До чего мне стало обидно за него! Не надо было ему встревать в разговор, а надо было драться. Я бы ему помог.

Щеки мои горели от стыда за то, что мой брат глупый. Хорошо еще двоюродный, а не родной. И таким паспорт дают? Но и я тоже хорош. Он там один, а я разлегся на скале и леденцов ему не оставил.

Я полез со скалы. Повис на руках и нащупал выступ. Переступил на него, ноги сорвались, а я рухнул. Хлюпнула вода. Стало очень больно, хоть кричи. А потом не помню: видно, потерял сознание.

Когда пришел в себя, Борька нес меня на руках. Азовское море хорошее, не даст погибнуть человеку. Нога ноет. Мокрая рубашка противно липнет к спине, со штанов текут струи. А Борька плачет, слезы капают мне на шею.

У выхода с пляжа мы напоролись на милиционера.

— Противное дело, — сказал врач «Скорой помощи», морщинистый старичок в золотых очках, — растяжение связок. У тебя нога здоровая?

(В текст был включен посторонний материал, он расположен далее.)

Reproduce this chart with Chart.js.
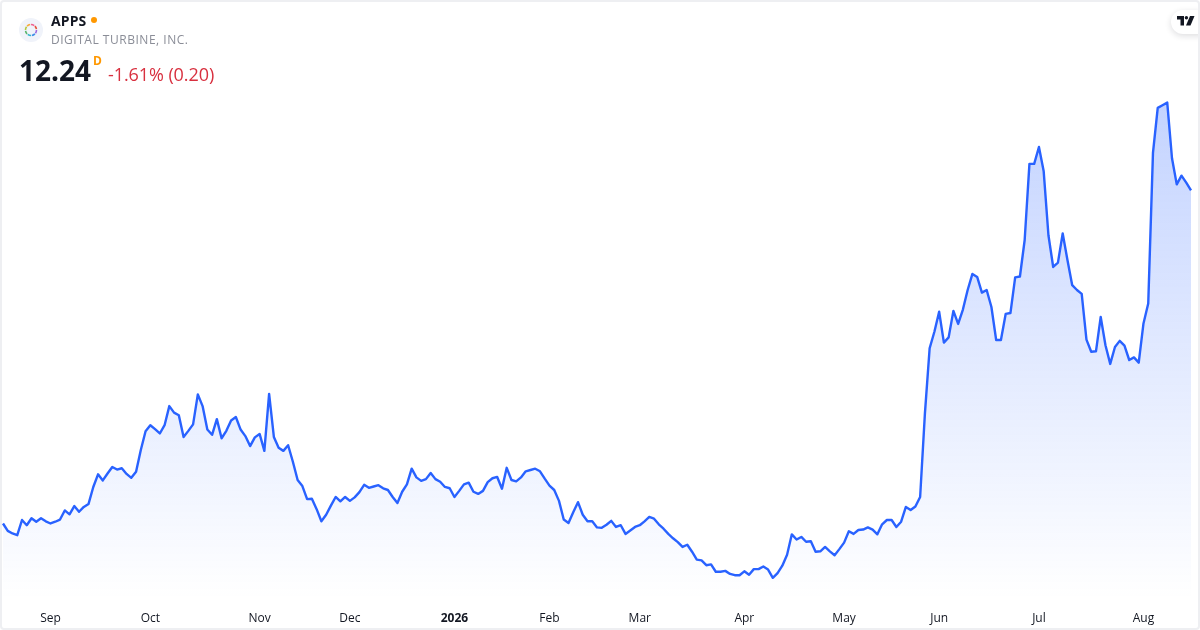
<!DOCTYPE html>
<html>
<head>
<meta charset="utf-8">
<title>APPS</title>
<script src="https://cdn.jsdelivr.net/npm/chart.js@4/dist/chart.umd.min.js"></script>
<style>
    html, body { margin: 0; padding: 0; background: #fff; }
    #wrap { position: relative; width: 1200px; height: 630px; overflow: hidden; font-family: "Open Sans", sans-serif; }
    #frame { position: absolute; left: 0; top: 0; width: 1196px; height: 626px; border: 2px solid #eeeff2; border-radius: 4px; pointer-events: none; }
    canvas { position: absolute; left: 0; top: 0; }
    .txt { position: absolute; white-space: nowrap; line-height: 1; }
    #ticker { left: 51px; top: 14px; font-size: 14px; font-weight: 700; color: #131722; letter-spacing: 0.1px; }
    #dot { position: absolute; left: 91px; top: 17px; width: 6px; height: 6px; border-radius: 50%; background: #ff9800; }
    #name { left: 51px; top: 34px; font-size: 12px; color: #8a8d97; letter-spacing: 0.52px; }
    #price { left: 19px; top: 56px; font-size: 28px; font-weight: 700; color: #131722; }
    #flag { left: 93px; top: 55px; font-size: 12px; font-weight: 700; color: #ff9800; }
    #change { left: 108px; top: 65px; font-size: 18px; color: #d8303f; letter-spacing: -0.08px; }
    #logo { position: absolute; left: 19px; top: 18px; }
    #tvbadge { position: absolute; left: 1171px; top: 10px; width: 40px; height: 24px; background: #fff; border-radius: 12px; box-shadow: 0 2px 6px rgba(19,23,34,0.14); }
    #tvlogo { position: absolute; left: 1177px; top: 16px; }
</style>
</head>
<body>
<div id="wrap">
    <canvas id="grafico" width="1200" height="630"></canvas>
    <svg id="logo" width="24" height="24" viewBox="0 0 24 24">
        <circle cx="12" cy="12" r="12" fill="#f0f3fa"/>
        <g fill="none" stroke-width="1.6" stroke-dasharray="3.4 1.1">
            <path d="M12 6.5a5.5 5.5 0 0 1 3.9 1.6" stroke="#f06292"/>
            <path d="M15.9 8.1a5.5 5.5 0 0 1 1.6 3.9" stroke="#e5533d"/>
            <path d="M17.5 12a5.5 5.5 0 0 1-1.6 3.9" stroke="#9c6ade"/>
            <path d="M15.9 15.9a5.5 5.5 0 0 1-3.9 1.6" stroke="#3f8fe8"/>
            <path d="M12 17.5a5.5 5.5 0 0 1-3.9-1.6" stroke="#36b6c9"/>
            <path d="M8.1 15.9a5.5 5.5 0 0 1-1.6-3.9" stroke="#58b56a"/>
            <path d="M6.5 12a5.5 5.5 0 0 1 1.6-3.9" stroke="#b5c93f"/>
            <path d="M8.1 8.1a5.5 5.5 0 0 1 3.9-1.6" stroke="#f7a93b"/>
        </g>
    </svg>
    <div class="txt" id="ticker">APPS</div>
    <div id="dot"></div>
    <div class="txt" id="name">DIGITAL TURBINE, INC.</div>
    <div class="txt" id="price">12.24</div>
    <div class="txt" id="flag">D</div>
    <div class="txt" id="change">-1.61% (0.20)</div>
    <div id="tvbadge"></div>
    <svg id="tvlogo" width="18" height="10" viewBox="0 0 18 10">
        <path d="M0 0h7v9.5H3.5V3.5H0z" fill="#131722"/>
        <circle cx="9.4" cy="1.8" r="1.7" fill="#131722"/>
        <path d="M13 0h4.5l-4 9.5H9z" fill="#131722"/>
    </svg>
    <div id="frame"></div>
</div>

<script>
// Fechamento diario
const precos = [
    4.58, 4.41, 4.35, 4.31, 4.66, 4.54, 4.70, 4.62, 4.70, 4.63,
    4.58, 4.62, 4.67, 4.88, 4.79, 4.98, 4.85, 4.96, 5.03, 5.42,
    5.71, 5.57, 5.73, 5.88, 5.82, 5.85, 5.72, 5.63, 5.77, 6.27,
    6.70, 6.84, 6.75, 6.65, 6.84, 7.28, 7.13, 7.07, 6.57, 6.71,
    6.86, 7.55, 7.28, 6.74, 6.62, 6.98, 6.54, 6.71, 6.95, 7.03,
    6.74, 6.59, 6.36, 6.56, 6.64, 6.25, 7.56, 6.57, 6.32, 6.25,
    6.38, 6.00, 5.58, 5.44, 5.14, 5.15, 4.91, 4.63, 4.78, 4.99,
    5.19, 5.09, 5.19, 5.10, 5.18, 5.30, 5.47, 5.40, 5.43, 5.46,
    5.39, 5.35, 5.19, 5.05, 5.31, 5.48, 5.84, 5.64, 5.56, 5.60,
    5.74, 5.60, 5.54, 5.42, 5.39, 5.19, 5.33, 5.48, 5.52, 5.31,
    5.26, 5.33, 5.53, 5.62, 5.65, 5.38, 5.86, 5.58, 5.55, 5.64,
    5.78, 5.81, 5.84, 5.78, 5.61, 5.45, 5.35, 5.10, 4.67, 4.59,
    4.84, 5.07, 4.78, 4.63, 4.63, 4.49, 4.48, 4.55, 4.64, 4.50,
    4.54, 4.34, 4.42, 4.50, 4.54, 4.63, 4.73, 4.69, 4.56, 4.46,
    4.34, 4.24, 4.15, 4.04, 4.09, 3.93, 3.75, 3.73, 3.62, 3.64,
    3.47, 3.47, 3.49, 3.42, 3.39, 3.39, 3.48, 3.40, 3.53, 3.53,
    3.59, 3.52, 3.33, 3.44, 3.61, 3.86, 4.33, 4.21, 4.27, 4.16,
    4.17, 3.93, 3.94, 4.04, 3.94, 3.85, 3.99, 4.14, 4.40, 4.34,
    4.43, 4.44, 4.49, 4.44, 4.33, 4.56, 4.66, 4.66, 4.50, 4.62,
    4.96, 4.89, 4.97, 5.19, 7.10, 8.61, 8.99, 9.45, 8.74, 8.86,
    9.47, 9.17, 9.50, 9.95, 10.32, 10.25, 9.89, 9.95, 9.56, 8.80,
    8.80, 9.40, 9.42, 10.24, 10.26, 11.10, 12.85, 12.85, 13.24, 12.68,
    11.21, 10.48, 10.58, 11.25, 10.64, 10.06, 9.95, 9.86, 8.81, 8.53,
    8.54, 9.33, 8.68, 8.25, 8.64, 8.78, 8.67, 8.34, 8.40, 8.28,
    9.18, 9.64, 13.11, 14.14, 14.20, 14.26, 12.98, 12.38, 12.58, 12.42,
    12.24
];

// Rotulos do eixo X e o pregao em que cada um cai
const rotulosMes = ['Sep', 'Oct', 'Nov', 'Dec', '2026', 'Feb', 'Mar', 'Apr', 'May', 'Jun', 'Jul', 'Aug'];
const indicesMes = [10, 31, 54, 73, 95, 115, 134, 156, 177, 197, 218, 240];

const categorias = precos.map((_, i) => {
    const pos = indicesMes.indexOf(i);
    return pos >= 0 ? rotulosMes[pos] : '';
});

function gradienteArea(context) {
    const area = context.chart.chartArea;
    if (!area) return 'rgba(41, 98, 255, 0.1)';
    const g = context.chart.ctx.createLinearGradient(0, 100, 0, area.bottom);
    g.addColorStop(0, 'rgba(41, 98, 255, 0.28)');
    g.addColorStop(1, 'rgba(41, 98, 255, 0)');
    return g;
}

new Chart(document.getElementById('grafico'), {
    type: 'line',
    data: {
        labels: categorias,
        datasets: [{
            data: precos,
            borderColor: '#2962ff',
            borderWidth: 2.4,
            backgroundColor: gradienteArea,
            fill: 'start',
            pointRadius: 0,
            tension: 0,
            borderJoinStyle: 'round'
        }]
    },
    options: {
        responsive: false,
        animation: false,
        layout: { padding: { left: 3, right: 9, top: 90, bottom: 0 } },
        plugins: { legend: { display: false }, tooltip: { enabled: false } },
        scales: {
            x: {
                offset: false,
                grid: { display: false, drawTicks: false },
                border: { display: false },
                afterFit: function(scale) {
                    scale.height = 30;
                    // sem folga lateral do rotulo, a area vai ate a margem
                    scale.paddingLeft = 0;
                    scale.paddingRight = 0;
                },
                ticks: {
                    autoSkip: false,
                    maxRotation: 0,
                    padding: 11,
                    color: '#131722',
                    font: function(ctx) {
                        const bold = ctx.tick && ctx.tick.label === '2026';
                        return { family: '"Open Sans", sans-serif', size: 12, weight: bold ? '700' : '400' };
                    }
                }
            },
            y: {
                display: false,
                min: 2.82,
                max: 14.55
            }
        }
    }
});
</script>
</body>
</html>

— Да нет, я ее еще под Новый год на коньках растянул.

— Теперь похромаешь неделю, а то и две. Где это ты так?

— Со скалы сорвался, — буркнул я.

— Что же ты там делал, на скале?

— Загорал.

— Это на ночь-то глядя? Ах, ты!.. Ну и молодежь пошла…

Нога у меня ныла, и я напряг всю волю, чтобы не думать. Если не думать, легче. Борька сидел возле моей кровати и молчал.

— А ботинки-то мои на пляже остались, под камнем, — сказал я.

Он ничего не ответил. Он тоже волю напрягал, чтобы не думать.

 НЕТ ВЕЛОСИПЕДА — ЕСТЬ ВЕЛОСИПЕД

Засыпая, Усов держал руки так, будто он катается на велосипеде. Ему снились гонки: он в красной майке с номером на спине вырывается вперед. Мчится по шоссе, педали мелькают так, что ног не видно, а шоферы проезжающих машин удивленно высовывают из окошек головы, видя, как он легко, небрежно обгоняет на поворотах автомобили.

Страсть проснулась внезапно, едва весной проглянул асфальт и мальчишки выехали на велосипедах во двор. Усов понял: ничего другого ему на свете не нужно. Разве что собаку…

На собаку наложили запрет. Бабка наотрез отказалась на эту тему даже говорить. О велосипеде же мечтать можно было.

Он провожал долгим печальным взглядом всякого, кто крутил педали. Садился делать уроки и, полузакрыв глаза, видел: войдет он в магазин один, а выйдет вдвоем — с велосипедом. Как он будет протирать его, мыть, смазывать, любить! На плохой дороге он будет носить его на себе, чтобы не сломался. Словом, он засыпал, сжав руки на руле. А велосипеда не было.

— Во-первых, у нас денег нет, — говорила бабушка. — А во-вторых, если б и были, то покупать тебе его не за что. Вот Сонкин — почти отличник, а у него и то велосипеда нет.

— Зато у Мишки есть, — говорил Усов.

— У Гаврилова? У Миши родители состоятельные, и он все-таки учится почти хорошо. А ты? За просто так дорогие вещи не дарят.

Усов знал, что можно канючить: «Купи мне велосипед! Ну, купи!» И в конце концов добьешься. Но для этого Генка слишком вырос. Попрошайничать у ребят во дворе не позволяло самолюбие. Хотя сладко замирало внутри, когда он предвкушал, как прокатится на велосипеде, пускай даже на чужом.

У Гаврилова был роскошный никелированный велосипед с фарой. Придвинешь колесико, фара загорается, и вечером, в темноте, впереди велосипеда по асфальту бежит, подрагивая, желтое пятнышко. Раз Усов попросил. Мишка дал и тут же начал предупреждать:

— Смотри, осторожно, понял! Уронишь — никелировку поцарапаешь!

Прокатиться, конечно, всегда приятно, но Усов подержал в руках руль, отдал велосипед Гаврилову и ушел подтягиваться на турнике. Это очень успокаивало.

Нет, что ни говори, с велосипедом ты человек!

Борис выслушал однажды все его сомнения.